#### YOUR GOAL
Starting with the first line of the listing, quote each line exactly until and including the one with "5502, 5506, 5506];", leaving pictures out.

___

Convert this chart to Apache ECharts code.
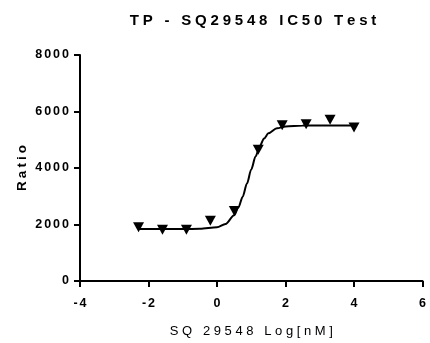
<!DOCTYPE html>
<html>
<head>
<meta charset="utf-8">
<script src="https://cdn.jsdelivr.net/npm/echarts@6/dist/echarts.min.js"></script>
<style>html,body{margin:0;padding:0;background:#fff;overflow:hidden}#c{width:430px;height:343px}</style>
</head>
<body>
<div id="c"></div>
<script>
// ---- data ----
const chartTitle = 'TP - SQ29548 IC50 Test';
const xAxisTitle = 'SQ 29548 Log[nM]';
const yAxisTitle = 'Ratio';
const xTicks = [-4, -2, 0, 2, 4, 6];
const yTicks = [0, 2000, 4000, 6000, 8000];
// measured points (log concentration, ratio)
const logConc = [-2.291, -1.592, -0.893, -0.194, 0.505, 1.204, 1.903, 2.602, 3.301, 4.0];
const ratio = [1900, 1815, 1815, 2135, 2480, 4650, 5515, 5550, 5710, 5435];
// fitted curve
const fitX = [-2.3, -1.5, -1.0, -0.5, 0, 0.25, 0.5, 0.625, 0.75, 0.875, 1.0, 1.125, 1.25, 1.375, 1.5, 1.75, 2.0, 2.5, 3.0, 4.0];
const fitY = [1840, 1840, 1840, 1847, 1901, 2017, 2325, 2605, 2985, 3452, 3950, 4409, 4779, 5047, 5226, 5406, 5472, 5502, 5506, 5506];

const FONT = "'Liberation Sans', Arial, Helvetica, sans-serif";
function spaced(str, key) {
  return String(str).split('').map(c => '{' + key + '|' + c + '}').join('');
}

const chart = echarts.init(document.getElementById('c'), null, {renderer: 'canvas'});
const pts = logConc.map((x, i) => [x, ratio[i]]);
const curve = fitX.map((x, i) => [x, fitY[i]]);

chart.setOption({
  animation: false,
  backgroundColor: '#ffffff',
  title: {
    text: spaced(chartTitle, 't'),
    left: 253,
    top: 12,
    padding: 0,
    textAlign: 'center',
    textStyle: {
      rich: {
        t: {fontFamily: FONT, fontWeight: 'bold', fontSize: 15, color: '#000', padding: [0, 1.9, 0, 1.9], lineHeight: 17}
      }
    }
  },
  grid: {left: 80, right: 4, top: 55, bottom: 57, containLabel: false},
  xAxis: {
    type: 'value',
    min: xTicks[0], max: xTicks[xTicks.length - 1], interval: 2,
    name: spaced(xAxisTitle, 'n'),
    nameLocation: 'middle',
    nameGap: 43,
    nameMoveOverlap: false,
    nameTextStyle: {
      rich: { n: {fontFamily: FONT, fontSize: 13, color: '#000', padding: [0, 1.8, 0, 1.8], lineHeight: 15} }
    },
    axisLine: {show: true, onZero: false, lineStyle: {color: '#000', width: 2}},
    axisTick: {show: true, inside: false, length: 6, lineStyle: {color: '#000', width: 2}},
    splitLine: {show: false},
    axisLabel: {
      margin: 16,
      formatter: v => spaced(v, 'l'),
      rich: { l: {fontFamily: FONT, fontWeight: 'bold', fontSize: 12.5, color: '#000', padding: [0, 1, 0, 1], lineHeight: 14} }
    }
  },
  yAxis: {
    type: 'value',
    min: yTicks[0], max: yTicks[yTicks.length - 1], interval: 2000,
    name: spaced(yAxisTitle, 'y'),
    nameLocation: 'middle',
    nameRotate: 90,
    nameGap: 50,
    nameMoveOverlap: false,
    nameTextStyle: {
      rich: { y: {fontFamily: FONT, fontWeight: 'bold', fontSize: 13.5, color: '#000', padding: [0, 1.5, 0, 1.5], lineHeight: 15} }
    },
    axisLine: {show: true, onZero: false, lineStyle: {color: '#000', width: 2}},
    axisTick: {show: true, inside: false, length: 6, lineStyle: {color: '#000', width: 2}},
    splitLine: {show: false},
    axisLabel: {
      margin: 10,
      formatter: v => spaced(v, 'l'),
      rich: { l: {fontFamily: FONT, fontWeight: 'bold', fontSize: 12.5, color: '#000', padding: [0, 1, 0, 1], lineHeight: 14} }
    }
  },
  series: [
    {
      type: 'line',
      data: curve,
      showSymbol: false,
      smooth: 0.3,
      smoothMonotone: 'x',
      lineStyle: {color: '#000', width: 2},
      z: 2,
      silent: true
    },
    {
      type: 'scatter',
      data: pts,
      symbol: 'triangle',
      symbolRotate: 180,
      symbolSize: [11, 10],
      itemStyle: {color: '#000', opacity: 1},
      z: 3
    }
  ]
});
</script>
</body>
</html>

___

#### RIGHT ANSWER
Convert this chart to Apache ECharts code.
<!DOCTYPE html>
<html>
<head>
<meta charset="utf-8">
<script src="https://cdn.jsdelivr.net/npm/echarts@6/dist/echarts.min.js"></script>
<style>html,body{margin:0;padding:0;background:#fff;overflow:hidden}#c{width:430px;height:343px}</style>
</head>
<body>
<div id="c"></div>
<script>
// ---- data ----
const chartTitle = 'TP - SQ29548 IC50 Test';
const xAxisTitle = 'SQ 29548 Log[nM]';
const yAxisTitle = 'Ratio';
const xTicks = [-4, -2, 0, 2, 4, 6];
const yTicks = [0, 2000, 4000, 6000, 8000];
// measured points (log concentration, ratio)
const logConc = [-2.291, -1.592, -0.893, -0.194, 0.505, 1.204, 1.903, 2.602, 3.301, 4.0];
const ratio = [1900, 1815, 1815, 2135, 2480, 4650, 5515, 5550, 5710, 5435];
// fitted curve
const fitX = [-2.3, -1.5, -1.0, -0.5, 0, 0.25, 0.5, 0.625, 0.75, 0.875, 1.0, 1.125, 1.25, 1.375, 1.5, 1.75, 2.0, 2.5, 3.0, 4.0];
const fitY = [1840, 1840, 1840, 1847, 1901, 2017, 2325, 2605, 2985, 3452, 3950, 4409, 4779, 5047, 5226, 5406, 5472, 5502, 5506, 5506];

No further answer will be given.